Bi-weekly headline CPI for the first half of January stood at 0.20%, below Bloomberg’s market consensus (0.27%) and our forecast (0.45%). The surprise relative to our number was concentrated in a higher-than-expected deflation on fruits and vegetables. Core inflation, on the other hand, came at 0.28%, between consensus (0.24%) and our forecast (0.34%). Inside the core component, tradables jumped 0.49% 2w/2w, already showing some early signs of pass-through following the weaker Peso. On the other hand, services were up 0.07% 2w/2w, with disinflation in other services despite an adverse beginning of the year seasonality. The non-core decreased 0.04% 2w/2w with relief on agricultural prices due to seasonal harvesting in products such as tomato and sugar, despite some pressures in livestock and energy and government tariffs.
Annual headline inflation reached 3.69% from 3.99% in the second half of December las year, consolidating below the ceiling of Banxico’s target. Core CPI was a bit up, from 3.69% in the previous fortnight to 3.72%, with merchandise at 2.75% (from 2.50%) and services at 4.82% (from 4.99%).

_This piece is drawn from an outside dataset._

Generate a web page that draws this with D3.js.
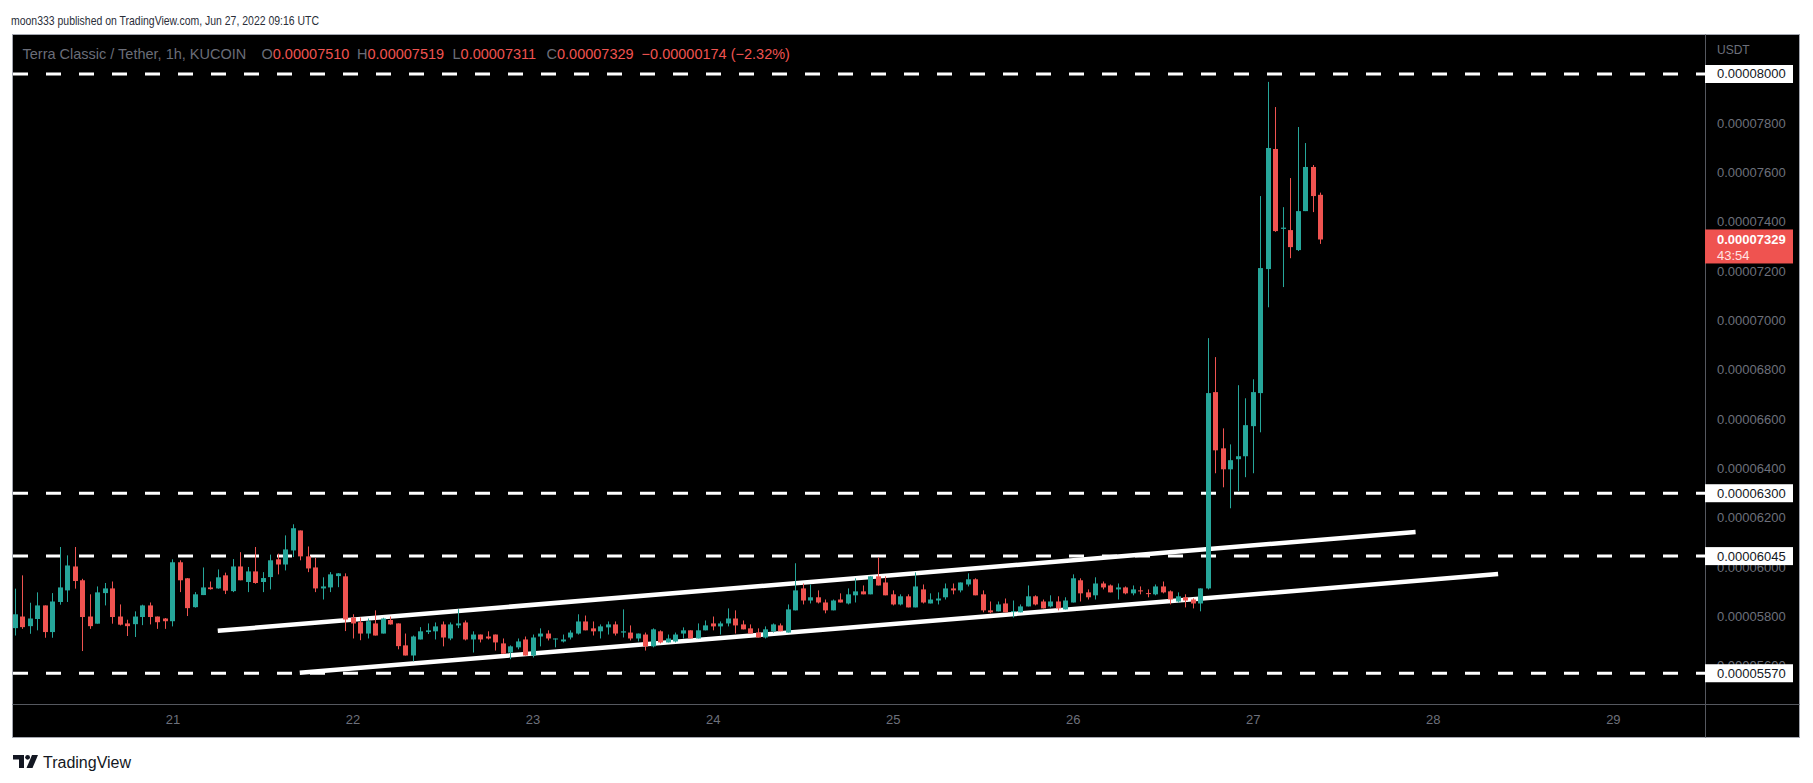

Our take: Today’s results support our view that the disinflationary trend continues, but the fundamentals, such as a weaker currency and a historically low unemployment rate, should limit a more significant deceleration. The current inflation dynamics, a more restrictive Fed, and the uncertainty about US trade policies (with a possibility of 25% tariffs on Feb 1st) will be key factors in the board’s upcoming decision. We expect a 25bps rate cut on February 6th to 9.75%. Moreover, we see five more cuts of 25bps during the year, with the reference rate to reach 8.5% at the end of the cycle.